Required task :: Everything from the first line down to the line containing "const tickLen = 5;" is to be retyped exactly, both ends included, with pictures left out.

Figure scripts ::
--------------------------------
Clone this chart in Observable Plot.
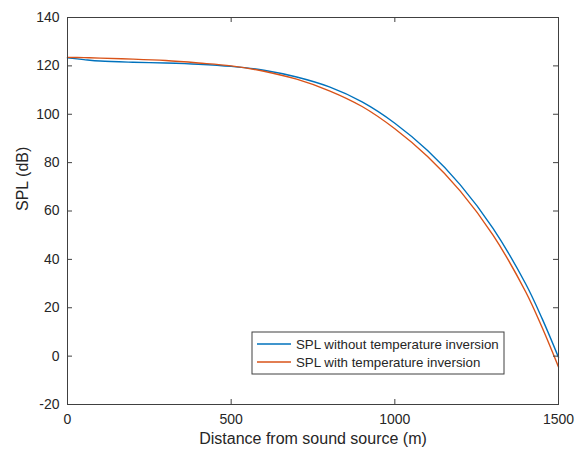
<!DOCTYPE html>
<html>
<head>
<meta charset="utf-8">
<script src="https://cdn.jsdelivr.net/npm/d3@7"></script>
<script src="https://cdn.jsdelivr.net/npm/@observablehq/plot@0.6"></script>
<style>
  html, body { margin: 0; padding: 0; background: #fff; }
  #chart { width: 576px; height: 452px; }
  svg { font-family: "Liberation Sans", Arial, Helvetica, sans-serif; }
</style>
</head>
<body>
<div id="chart"></div>
<script>
// ---- data ----
const distance = [0, 50, 100, 200, 300, 400, 500, 600, 700, 800, 900, 1000, 1100, 1200, 1300, 1400, 1450, 1500];
const splWithout = [123.3, 122.6, 122.0, 121.5, 121.2, 120.7, 119.8, 118.2, 115.4, 111.3, 105.1, 96.3, 85.0, 70.8, 52.8, 29.8, 15.5, -0.5];
const splWith    = [123.5, 123.4, 123.2, 122.8, 122.2, 121.2, 120.0, 117.8, 114.5, 109.7, 103.2, 94.0, 82.5, 68.2, 50.0, 26.5, 11.8, -4.5];
const seriesNames = ["SPL without temperature inversion", "SPL with temperature inversion"];
const seriesColors = ["#0072BD", "#D95319"];
const xTicks = [0, 500, 1000, 1500];
const yTicks = [-20, 0, 20, 40, 60, 80, 100, 120, 140];
const xLabel = "Distance from sound source (m)";
const yLabel = "SPL (dB)";

const rows = [];
distance.forEach((d, i) => rows.push({d, v: splWithout[i], s: seriesNames[0]}));
distance.forEach((d, i) => rows.push({d, v: splWith[i], s: seriesNames[1]}));

const W = 576, H = 452;
const mL = 67, mR = 18, mT = 17, mB = 48;
const plotW = W - mL - mR, plotH = H - mT - mB;
const axisColor = "#404040";
const textColor = "#262626";
const tickLen = 5;

const plot = Plot.plot({
  width: W, height: H,
  marginLeft: mL, marginRight: mR, marginTop: mT, marginBottom: mB,
  style: {fontFamily: "'Liberation Sans', Arial, sans-serif", background: "#fff", color: textColor},
  x: {domain: [0, 1500]},
  y: {domain: [-20, 140]},
  color: {domain: seriesNames, range: seriesColors},
  marks: [
    Plot.line(rows.filter(r => r.s === seriesNames[0]), {x: "d", y: "v", stroke: "s", strokeWidth: 1.4, curve: "catmull-rom"}),
    Plot.line(rows.filter(r => r.s === seriesNames[1]), {x: "d", y: "v", stroke: "s", strokeWidth: 1.4, curve: "catmull-rom"}),
    Plot.frame({stroke: axisColor, strokeWidth: 1}),
    // inward ticks on all four sides
    Plot.ruleX(xTicks, {stroke: axisColor, insetTop: plotH - tickLen}),
    Plot.ruleX(xTicks, {stroke: axisColor, insetBottom: plotH - tickLen}),
    Plot.ruleY(yTicks, {stroke: axisColor, insetRight: plotW - tickLen}),
    Plot.ruleY(yTicks, {stroke: axisColor, insetLeft: plotW - tickLen}),
    Plot.axisX({ticks: xTicks, tickSize: 0, tickPadding: 10, fontSize: 14, label: null, tickFormat: d3.format("d"), color: textColor}),
    Plot.axisY({ticks: yTicks, tickSize: 0, tickPadding: 8, fontSize: 14, label: null, tickFormat: d => d < 0 ? "-" + Math.abs(d) : String(d), color: textColor}),
    Plot.text([xLabel], {frameAnchor: "bottom", dy: 39, fontSize: 16, fill: textColor}),
    Plot.text([yLabel], {frameAnchor: "left", dx: -45, rotate: -90, fontSize: 16, fill: textColor})
  ]
});

document.getElementById("chart").appendChild(plot);

// ---- legend (inside the axes, bottom-right) ----
const svg = d3.select(plot);
const boxR = W - mR - 54, boxB = H - mB - 30;
const boxW = 252, boxH = 42;
const g = svg.append("g").attr("transform", `translate(${boxR - boxW},${boxB - boxH})`);
g.append("rect").attr("width", boxW).attr("height", boxH)
  .attr("fill", "#fff").attr("stroke", axisColor).attr("stroke-width", 1);
seriesNames.forEach((name, i) => {
  const cy = 12 + i * 18;
  g.append("line").attr("x1", 5).attr("x2", 39).attr("y1", cy).attr("y2", cy)
    .attr("stroke", seriesColors[i]).attr("stroke-width", 1.4);
  g.append("text").attr("x", 44).attr("y", cy).attr("dy", "0.35em")
    .attr("text-anchor", "start")
    .attr("font-size", 13.3).attr("fill", textColor).text(name);
});
</script>
</body>
</html>
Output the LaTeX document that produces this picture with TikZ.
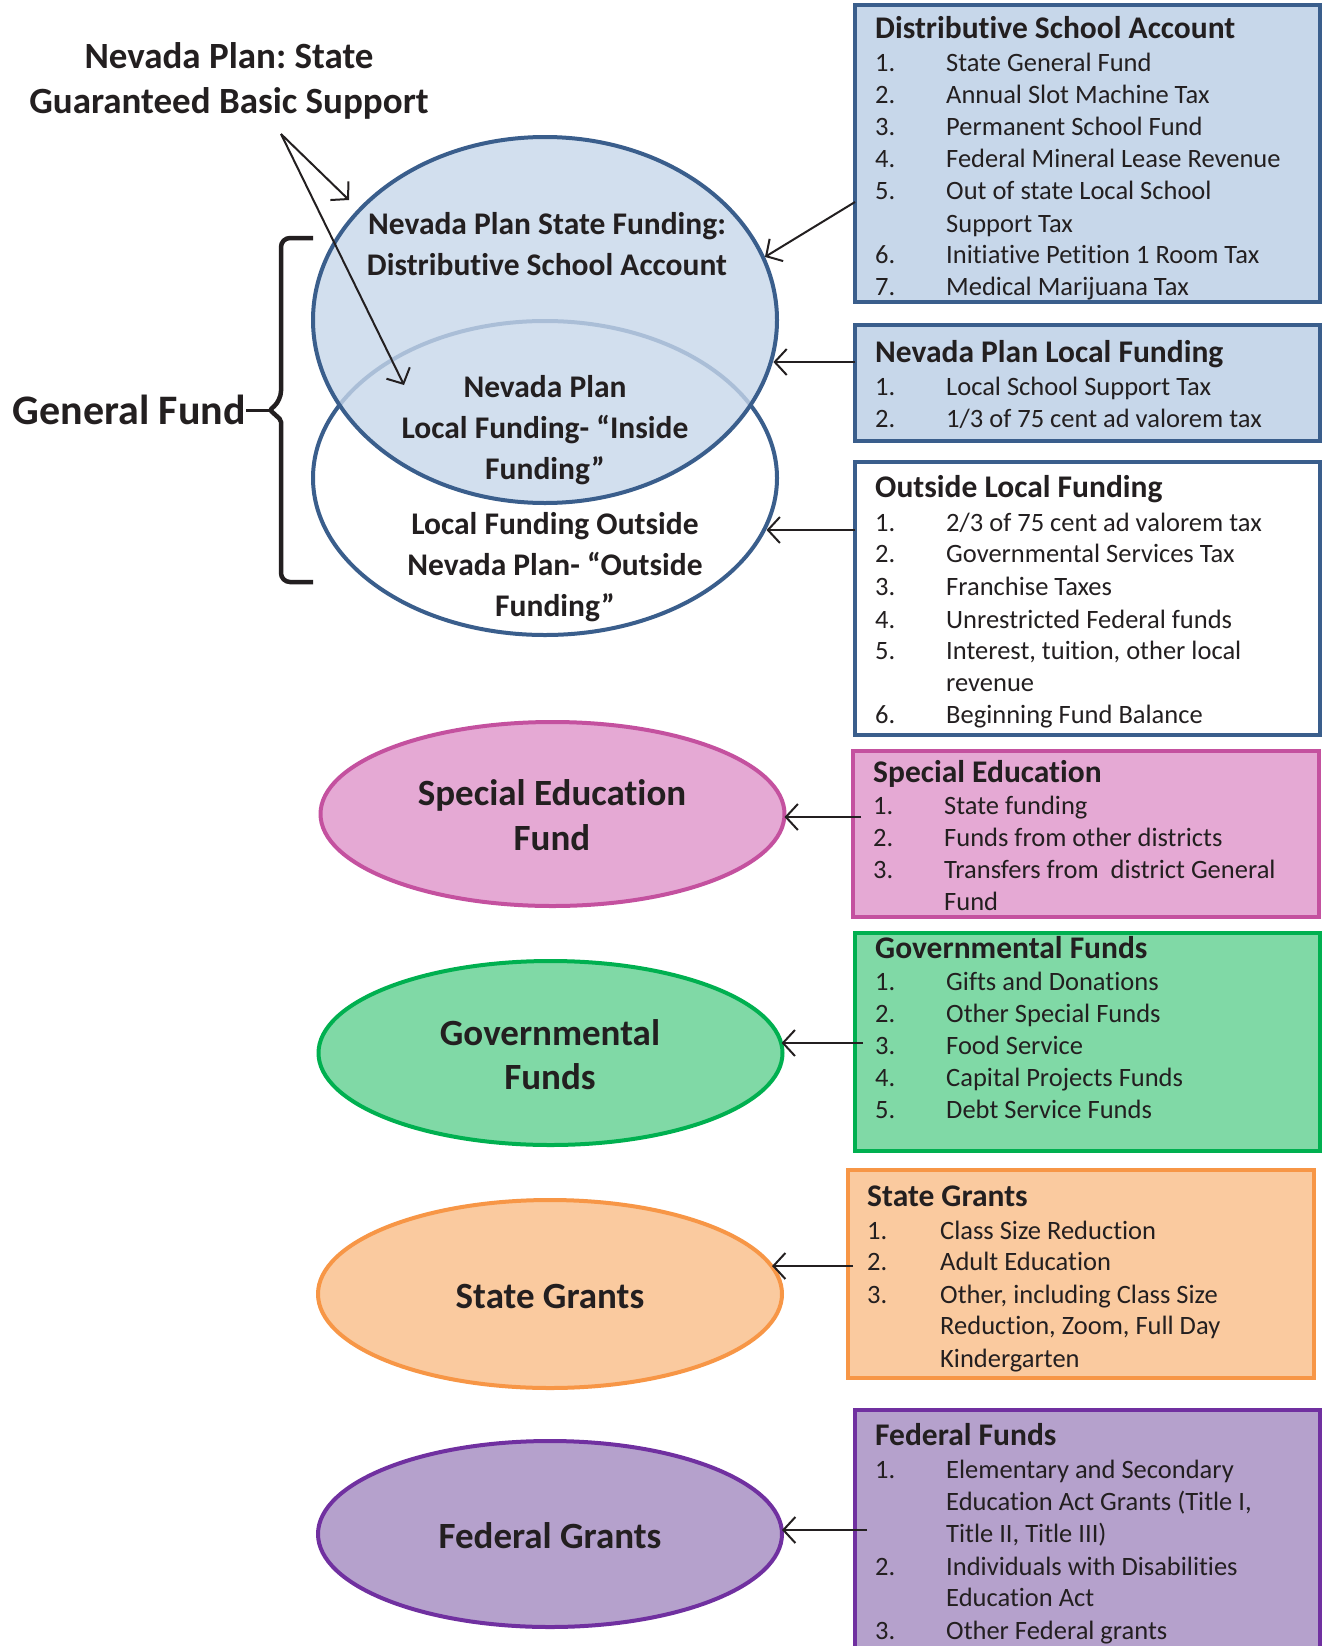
\documentclass[tikz,border=0pt]{standalone}
\usepackage{fontspec}
\setmainfont{Carlito}[Ligatures=NoCommon]
\usetikzlibrary{shapes.geometric,arrows.meta}
\definecolor{ink}{HTML}{231F20}
\definecolor{nvblue}{HTML}{3A5E8C}
\definecolor{nvfill}{HTML}{C7D7EA}
\definecolor{pkline}{HTML}{C4519F}
\definecolor{pkfill}{HTML}{E5A9D4}
\definecolor{gnline}{HTML}{00B050}
\definecolor{gnfill}{HTML}{80D9A6}
\definecolor{orline}{HTML}{F79646}
\definecolor{orfill}{HTML}{FACA9F}
\definecolor{puline}{HTML}{7030A0}
\definecolor{pufill}{HTML}{B5A1CC}
\frenchspacing
\tikzset{
  itm/.style={anchor=mid west, inner sep=0pt, yshift=-6.5pt, text=ink, font=\fontsize{26.5}{32}\selectfont},
  hdr/.style={anchor=mid west, inner sep=0pt, yshift=-8pt, text=ink, font=\bfseries\fontsize{31.5}{38}\selectfont},
  srcbox/.style={draw, rectangle, line width=4.2pt, inner sep=0pt, outer sep=0pt},
  fundell/.style={draw, ellipse, line width=4pt, inner sep=0pt, outer sep=0pt, minimum width=464, minimum height=184},
  etxt/.style={align=center, inner sep=0pt, text=ink, font=\bfseries\fontsize{31.5}{41}\selectfont},
  btxt/.style={align=center, inner sep=0pt, text=ink, font=\bfseries\fontsize{37}{44.5}\selectfont},
  conn/.style={draw=ink, line width=2pt, -{Straight Barb[length=12pt,width=26pt]}},
}
\begin{document}
\begin{tikzpicture}[x=1pt,y=-1pt]
\useasboundingbox (0,0) rectangle (1322,1646);
\fill[white] (0,0) rectangle (1322,1646);

% ---- source boxes
\node[srcbox, draw=nvblue, fill=nvfill, minimum width=465, minimum height=297] (dsa) at (1087.5,153.5) {};
\node[srcbox, draw=nvblue, fill=nvfill, minimum width=465, minimum height=116] (nplf) at (1087.5,383) {};
\node[srcbox, draw=nvblue, fill=white, minimum width=465, minimum height=273] (olf) at (1087.5,598.5) {};
\node[srcbox, draw=pkline, fill=pkfill, minimum width=466, minimum height=166] (spe) at (1086,834) {};
\node[srcbox, draw=gnline, fill=gnfill, minimum width=465, minimum height=218] (gvf) at (1087.5,1042) {};
\node[srcbox, draw=orline, fill=orfill, minimum width=466, minimum height=208] (sgb) at (1081,1274) {};
\node[srcbox, draw=puline, fill=pufill, minimum width=465, minimum height=260] (ffb) at (1087.5,1540) {};

% ---- box texts
\node[hdr] (dsaH) at (875,28) {Distributive School Account};
\foreach \ty/\nm/\tx [count=\k] in {63/1./State General Fund, 95/2./Annual Slot Machine Tax,
  127/3./Permanent School Fund, 159/4./Federal Mineral Lease Revenue,
  191/5./Out of state Local School, 224//Support Tax,
  255/6./Initiative Petition 1 Room Tax, 287/7./Medical Marijuana Tax}{
  \node[itm] (dsaN\k) at (875,\ty) {\nm};
  \node[itm] (dsaT\k) at (946,\ty) {\tx};
}
\node[hdr] (nplfH) at (875,352) {Nevada Plan Local Funding};
\foreach \ty/\nm/\tx [count=\k] in {387/1./Local School Support Tax, 419/2./1\slash 3 of 75 cent ad valorem tax}{
  \node[itm] (nplfN\k) at (875,\ty) {\nm};
  \node[itm] (nplfT\k) at (946,\ty) {\tx};
}
\node[hdr] (olfH) at (875,487) {Outside Local Funding};
\foreach \ty/\nm/\tx [count=\k] in {523/1./2\slash 3 of 75 cent ad valorem tax, 554/2./Governmental Services Tax,
  587/3./Franchise Taxes, 620/4./Unrestricted Federal funds,
  651/5./{Interest, tuition, other local}, 683//revenue, 715/6./Beginning Fund Balance}{
  \node[itm] (olfN\k) at (875,\ty) {\nm};
  \node[itm] (olfT\k) at (946,\ty) {\tx};
}
\node[hdr] (speH) at (873,772) {Special Education};
\foreach \ty/\nm/\tx [count=\k] in {806/1./State funding, 838/2./Funds from other districts,
  870/3./Transfers from~ district General, 902//Fund}{
  \node[itm] (speN\k) at (873,\ty) {\nm};
  \node[itm] (speT\k) at (944,\ty) {\tx};
}
\node[hdr] (gvfH) at (875,948) {Governmental Funds};
\foreach \ty/\nm/\tx [count=\k] in {982/1./Gifts and Donations, 1014/2./Other Special Funds,
  1046/3./Food Service, 1078/4./Capital Projects Funds, 1110/5./Debt Service Funds}{
  \node[itm] (gvfN\k) at (875,\ty) {\nm};
  \node[itm] (gvfT\k) at (946,\ty) {\tx};
}
\node[hdr] (sgbH) at (867,1196) {State Grants};
\foreach \ty/\nm/\tx [count=\k] in {1231/1./Class Size Reduction, 1262/2./Adult Education,
  1295/3./{Other, including Class Size}, 1326//{Reduction, Zoom, Full Day}, 1359//Kindergarten}{
  \node[itm] (sgbN\k) at (867,\ty) {\nm};
  \node[itm] (sgbT\k) at (940,\ty) {\tx};
}
\node[hdr] (ffbH) at (875,1435) {Federal Funds};
\foreach \ty/\nm/\tx [count=\k] in {1470/1./Elementary and Secondary, 1502//{Education Act Grants (Title I,},
  1534//{Title II, Title III)}, 1567/2./Individuals with Disabilities, 1598//Education Act,
  1631/3./Other Federal grants}{
  \node[itm] (ffbN\k) at (875,\ty) {\nm};
  \node[itm] (ffbT\k) at (946,\ty) {\tx};
}

% ---- general fund ellipses
\node[draw=nvblue, fill=white, ellipse, line width=4pt, inner sep=0pt, minimum width=464, minimum height=314] (low) at (545,478) {};
\node[draw=nvblue, fill=nvfill, fill opacity=0.8, ellipse, line width=4pt, inner sep=0pt, minimum width=464, minimum height=366] (up) at (545,320) {};
\node[etxt] (upT) at (547,244) {Nevada Plan State Funding:\\Distributive School Account};
\node[etxt] (inT) at (545,430) {Nevada Plan\\Local Funding- “Inside\\Funding”};
\node[etxt] (outT) at (555,567.5) {Local Funding Outside\\Nevada Plan- “Outside\\Funding”};

% ---- other fund ellipses
\node[fundell, draw=pkline, fill=pkfill] (sp) at (552.5,814) {};
\node[btxt] (spT) at (552,815) {Special Education\\Fund};
\node[fundell, draw=gnline, fill=gnfill] (gov) at (550.5,1053) {};
\node[btxt] (govT) at (550,1054.5) {Governmental\\Funds};
\node[fundell, draw=orline, fill=orfill, minimum height=188] (sg) at (550,1294) {};
\node[btxt] (sgT) at (550,1296) {State Grants};
\node[fundell, draw=puline, fill=pufill, minimum height=186] (fg) at (550,1534) {};
\node[btxt] (fgT) at (550,1536) {Federal Grants};

% ---- titles
\node[align=center, inner sep=0pt, text=ink, font=\bfseries\fontsize{37}{45}\selectfont] (gbs) at (229,80.5) {Nevada Plan: State\\Guaranteed Basic Support};
\node[anchor=east, inner sep=0pt, text=ink, font=\bfseries\fontsize{42}{50}\selectfont] (gf) at (246,410) {General Fund};

% ---- brace
\coordinate (tip) at (270,410);
\draw[ink, line width=4.5pt, rounded corners=9pt] (313,238) -- (281,238) -- (281,400) [rounded corners=2pt] -- (tip) -- (281,420) [rounded corners=9pt] -- (281,582) -- (313,582);
\draw[ink, line width=3pt] (gf.east) -- (tip);

% ---- connectors
\coordinate (gbsO) at (281,134);
\draw[conn] (gbsO) -- (349,200) coordinate (upHit);
\draw[conn] (gbsO) -- (404,385) coordinate (inHit);

\coordinate (s1) at (855,202);
\coordinate (s2) at (855,362);
\coordinate (s3) at (855,530);
\coordinate (s4) at (861,817);
\coordinate (s5) at (863,1043);
\coordinate (s6) at (853,1266);
\coordinate (s7) at (867,1530);
\draw[conn] (s1) -- (up.16.5);
\draw[conn] (s2) -- (s2 -| up.-10.5);
\draw[conn] (s3) -- (s3 -| low.-13.3);
\draw[conn] (s4) -- (s4 -| sp.east);
\draw[conn] (s5) -- (s5 -| gov.2.5);
\draw[conn] (s6) -- (s6 -| sg.7.2);
\draw[conn] (s7) -- (s7 -| fg.east);
\end{tikzpicture}
\end{document}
--------------------------------
Task result ::
Clone this chart in Observable Plot.
<!DOCTYPE html>
<html>
<head>
<meta charset="utf-8">
<script src="https://cdn.jsdelivr.net/npm/d3@7"></script>
<script src="https://cdn.jsdelivr.net/npm/@observablehq/plot@0.6"></script>
<style>
  html, body { margin: 0; padding: 0; background: #fff; }
  #chart { width: 576px; height: 452px; }
  svg { font-family: "Liberation Sans", Arial, Helvetica, sans-serif; }
</style>
</head>
<body>
<div id="chart"></div>
<script>
// ---- data ----
const distance = [0, 50, 100, 200, 300, 400, 500, 600, 700, 800, 900, 1000, 1100, 1200, 1300, 1400, 1450, 1500];
const splWithout = [123.3, 122.6, 122.0, 121.5, 121.2, 120.7, 119.8, 118.2, 115.4, 111.3, 105.1, 96.3, 85.0, 70.8, 52.8, 29.8, 15.5, -0.5];
const splWith    = [123.5, 123.4, 123.2, 122.8, 122.2, 121.2, 120.0, 117.8, 114.5, 109.7, 103.2, 94.0, 82.5, 68.2, 50.0, 26.5, 11.8, -4.5];
const seriesNames = ["SPL without temperature inversion", "SPL with temperature inversion"];
const seriesColors = ["#0072BD", "#D95319"];
const xTicks = [0, 500, 1000, 1500];
const yTicks = [-20, 0, 20, 40, 60, 80, 100, 120, 140];
const xLabel = "Distance from sound source (m)";
const yLabel = "SPL (dB)";

const rows = [];
distance.forEach((d, i) => rows.push({d, v: splWithout[i], s: seriesNames[0]}));
distance.forEach((d, i) => rows.push({d, v: splWith[i], s: seriesNames[1]}));

const W = 576, H = 452;
const mL = 67, mR = 18, mT = 17, mB = 48;
const plotW = W - mL - mR, plotH = H - mT - mB;
const axisColor = "#404040";
const textColor = "#262626";
const tickLen = 5;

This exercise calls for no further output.